Gli incentivi per l’autotrasporto non si traducono in uno stimolo concreto del settore. È quanto emerge dalla Relazione della Corte dei conti pubblicata lo scorso 5 agosto in merito alla gestione delle risorse per la realizzazione di misure di sostegno al settore per il 2012. La maggior parte dei quasi 2 miliardi l’anno (compresa la riduzione delle accise sul carburante) di incentivi trasferiti dalle casse pubbliche a imprese e “padroncini” sono infatti destinati alle spese correnti: sgravi sui contributi previdenziali e fiscali, credito d’imposta per le spese sanitarie, rimborsi dei pedaggi autostradali e risarcimento delle somme per l’utilizzo di navi. Attualmente la legge 183 del 2011 destina al settore 373,6 milioni di euro l’anno che si aggiungono a ulteriori forme di contribuzione a favore del settore, a partire dalla riduzione delle accise sul carburante, pari a 1,6 miliardi di euro nel 2012. 

L’analisi dei magistrati istruttori Andrea Liberati e Fabio Gaetano Galeffi si è concentrata sugli effetti negativi che derivano dal protrarsi degli incentivi, che nessun governo è riuscito a tagliare in modo corposo vista la forza politica e il potere di ricatto del settore. La prima conclusione è che “la destinazione assolutamente prevalente al rimborso di spese di esercizio si configura oggi quasi come protezionistica piuttosto che strumento di sviluppo di medio-lungo termine”. Di fatto, “gli ingenti aiuti al settore” sono “misure passive di sostegno, ormai strutturali nelle dinamiche produttive”. In particolare, “relativamente ai contributi per sicurezza e ambiente, si osserva l’assoluta prevalenza della destinazione al pagamento dei pedaggi (oltre il 90%), e, quindi, a spese correnti”. Mentre “per quanto riguarda il cosiddetto ‘ecobonus’ ben 98,2 milioni di euro sono stati utilizzati per il pagamento retroattivo dei pedaggi del 2010 (senza una destinazione utile per l’esercizio di riferimento)”. Inoltre, “risultano destinati 91 milioni di euro agli sgravi Inail”. Pertanto, “ben 121 milioni su 373,6 (pari al 32,3%) stanziati per il 2012 non sono effettivamente destinati al concreto stimolo del settore”. Oltre a queste criticità, per la deduzione forfetaria di spese non documentate c’è anche un altro problema: non è possibile quantificare gli sgravi fruiti dalle imprese.
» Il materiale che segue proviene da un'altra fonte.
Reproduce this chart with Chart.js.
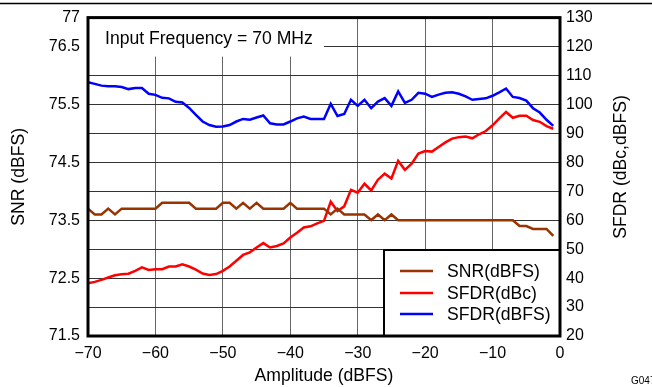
<!DOCTYPE html>
<html><head><meta charset="utf-8">
<script src="https://cdn.jsdelivr.net/npm/chart.js@4.4.0/dist/chart.umd.min.js"></script>
<style>html,body{margin:0;padding:0;background:#fff;} canvas{display:block;}</style>
</head><body>
<canvas id="c" width="652" height="387"></canvas>
<script>
const amplitude = [-70,-69,-68,-67,-66,-65,-64,-63,-62,-61,-60,-59,-58,-57,-56,-55,-54,-53,-52,-51,-50,-49,-48,-47,-46,-45,-44,-43,-42,-41,-40,-39,-38,-37,-36,-35,-34,-33,-32,-31,-30,-29,-28,-27,-26,-25,-24,-23,-22,-21,-20,-19,-18,-17,-16,-15,-14,-13,-12,-11,-10,-9,-8,-7,-6,-5,-4,-3,-2,-1];
const snrDbfs = [73.7,73.6,73.6,73.7,73.6,73.7,73.7,73.7,73.7,73.7,73.7,73.8,73.8,73.8,73.8,73.8,73.7,73.7,73.7,73.7,73.8,73.8,73.7,73.8,73.7,73.8,73.7,73.7,73.7,73.7,73.8,73.7,73.7,73.7,73.7,73.7,73.6,73.7,73.6,73.6,73.6,73.6,73.5,73.6,73.5,73.6,73.5,73.5,73.5,73.5,73.5,73.5,73.5,73.5,73.5,73.5,73.5,73.5,73.5,73.5,73.5,73.5,73.5,73.5,73.4,73.4,73.35,73.35,73.35,73.23];
const sfdrDbc = [38.2,38.7,39.4,40.2,41.0,41.3,41.5,42.5,43.7,42.8,43.1,43.1,44.0,44.0,44.8,44.0,42.9,41.6,41.1,41.4,42.5,44.0,46.0,48.0,48.9,50.6,52.1,50.6,51.1,52.0,54.0,55.7,57.5,57.9,58.9,59.8,66.4,63.2,64.8,70.5,69.5,72.6,70.3,74.0,76.1,74.4,80.5,77.4,79.5,83.0,83.9,83.7,85.3,86.9,88.2,88.7,88.9,88.3,89.7,90.8,92.8,95.2,97.4,95.4,96.1,96.1,94.6,94.0,92.5,91.6];
const sfdrDbfs = [107.7,107.1,106.5,106.3,106.3,106.0,105.3,105.7,105.7,103.7,103.3,102.3,102.1,100.9,100.7,98.8,96.4,94.1,92.9,92.3,92.4,92.9,94.1,95.0,94.7,95.5,96.2,93.5,93.1,93.1,94.1,95.2,95.8,95.0,95.0,95.0,100.2,96.0,96.7,101.6,99.5,101.6,98.7,101.0,102.2,99.5,104.5,100.5,101.6,104.0,103.7,102.6,103.4,104.0,104.2,103.7,102.8,101.6,101.9,102.1,103.0,104.2,105.5,102.6,102.2,101.3,98.7,97.2,94.7,92.6];
const snrTickLabels = ['71.5','72.5','73.5','74.5','75.5','76.5','77'];
const seriesNames = ['SNR(dBFS)','SFDR(dBc)','SFDR(dBFS)'];
const seriesColors = ['#993300','#ff0000','#0000ff'];

const FONT = '"Liberation Sans", Arial, sans-serif';

const decor = {
  id: 'decor',
  beforeDraw(chart) {
    const ctx = chart.ctx;
    ctx.save();
    ctx.fillStyle = '#fff';
    ctx.fillRect(0, 0, chart.width, chart.height);
    ctx.restore();
  },
  afterDatasetsDraw(chart) {
    const ctx = chart.ctx;
    const a = chart.chartArea;
    ctx.save();
    // annotation box
    ctx.fillStyle = '#fff';
    ctx.fillRect(a.left + 1, a.top + 1, 235, 38);
    ctx.fillStyle = '#000';
    ctx.font = '17.6px ' + FONT;
    ctx.textBaseline = 'middle';
    ctx.textAlign = 'left';
    ctx.fillText('Input Frequency = 70 MHz', 105, 39);
    // legend box
    const lx = 384, ly = 250, lw = a.right - 384, lh = a.bottom - 250;
    ctx.fillStyle = '#fff';
    ctx.fillRect(lx, ly, lw, lh);
    ctx.strokeStyle = '#000';
    ctx.lineWidth = 2;
    ctx.strokeRect(lx, ly, lw, lh);
    const rows = [271, 293, 314];
    for (let i = 0; i < seriesNames.length; i++) {
      ctx.strokeStyle = seriesColors[i];
      ctx.lineWidth = 2.5;
      ctx.beginPath();
      ctx.moveTo(400, rows[i]);
      ctx.lineTo(433, rows[i]);
      ctx.stroke();
      ctx.fillStyle = '#000';
      ctx.fillText(seriesNames[i], 447, rows[i] + 1);
    }
    // plot border
    ctx.strokeStyle = '#000';
    ctx.lineWidth = 3;
    ctx.strokeRect(a.left, a.top, a.right - a.left, a.bottom - a.top);
    // top rule
    ctx.lineWidth = 1.5;
    ctx.beginPath();
    ctx.moveTo(0, 3.5);
    ctx.lineTo(chart.width, 3.5);
    ctx.stroke();
    // right axis title
    ctx.save();
    ctx.translate(621, 167);
    ctx.rotate(-Math.PI / 2);
    ctx.textAlign = 'center';
    ctx.font = '17.6px ' + FONT;
    ctx.fillText('SFDR (dBc,dBFS)', 0, 0);
    ctx.restore();
    // figure id
    ctx.font = '10px ' + FONT;
    ctx.textAlign = 'left';
    ctx.fillText('G047', 631, 381);
    ctx.restore();
  }
};

new Chart(document.getElementById('c'), {
  type: 'line',
  data: {
    labels: amplitude,
    datasets: [
      { label: seriesNames[0], data: amplitude.map((x, i) => ({x, y: snrDbfs[i]})), borderColor: seriesColors[0], yAxisID: 'y' },
      { label: seriesNames[1], data: amplitude.map((x, i) => ({x, y: sfdrDbc[i]})), borderColor: seriesColors[1], yAxisID: 'y2' },
      { label: seriesNames[2], data: amplitude.map((x, i) => ({x, y: sfdrDbfs[i]})), borderColor: seriesColors[2], yAxisID: 'y2' }
    ]
  },
  options: {
    responsive: false,
    animation: false,
    devicePixelRatio: 1,
    layout: { padding: { top: 16, left: 0, right: 0, bottom: 0 } },
    elements: { point: { radius: 0 }, line: { borderWidth: 2.5, tension: 0 } },
    plugins: { legend: { display: false }, tooltip: { enabled: false } },
    scales: {
      x: {
        type: 'linear', min: -70, max: 0,
        ticks: { stepSize: 10, color: '#000', font: { family: FONT, size: 16 }, padding: 8, maxRotation: 0,
          callback: v => v === 0 ? '0' : '\u2212' + Math.abs(v) },
        grid: { color: '#666', lineWidth: 1, drawTicks: false },
        border: { display: false },
        title: { display: true, text: 'Amplitude (dBFS)', color: '#000', font: { family: FONT, size: 17.6 }, padding: { top: 0, bottom: 0 } },
        afterFit: s => { s.height = 51; }
      },
      y: {
        position: 'left', min: 71.5, max: 77,
        ticks: { stepSize: 0.5, color: '#000', font: { family: FONT, size: 16 }, padding: 8,
          callback: v => snrTickLabels.includes(String(v)) ? String(v) : '' },
        grid: { color: '#333', lineWidth: 1, drawTicks: false },
        border: { display: false },
        title: { display: true, text: 'SNR (dBFS)', color: '#000', font: { family: FONT, size: 17.6 }, padding: { top: 9, bottom: 0 } },
        afterFit: s => { s.width = 88; }
      },
      y2: {
        position: 'right', min: 20, max: 130,
        ticks: { stepSize: 10, color: '#000', font: { family: FONT, size: 16 }, padding: 6 },
        grid: { display: false, drawTicks: false },
        border: { display: false },
        afterFit: s => { s.width = 92; }
      }
    }
  },
  plugins: [decor]
});
</script>
</body></html>
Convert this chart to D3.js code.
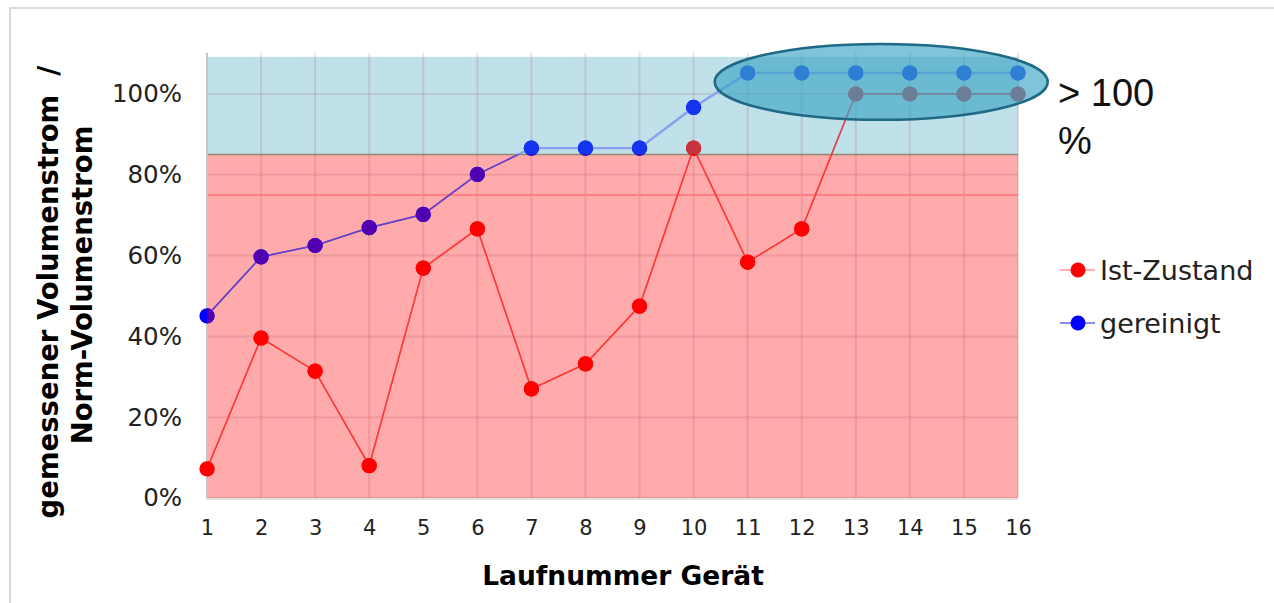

Di conseguenza risulta impossibile “la verifica del rispetto del tetto di aiuto triennale previsto dalla legislazione comunitaria”. 

In conclusione, i rimborsi destinati agli autotrasporti non sono allineati alle norme europee, difendono il protezionismo a scapito del libero mercato e non agevolano la crescita del settore. L’indagine, scrivono Liberati e Galeffi, è stata condotta per rispondere “alle esigenze di riduzione del costo del lavoro per far fronte alla concorrenza dei vettori extracomunitari, alla sicurezza della circolazione, alla protezione ambientale, all’attività formativa e alla decongestione del trasporto stradale attraverso la proroga di misure incentivanti l’impiego di percorsi alternativi”. Le osservazioni svolte, concludono i magistrati, “impongono una riflessione sulla reale utilità delle politiche di settore in un contesto in cui la quota del trasporto su strada è pari all’86%, contro il 14% del trasporto merci su rotaia”.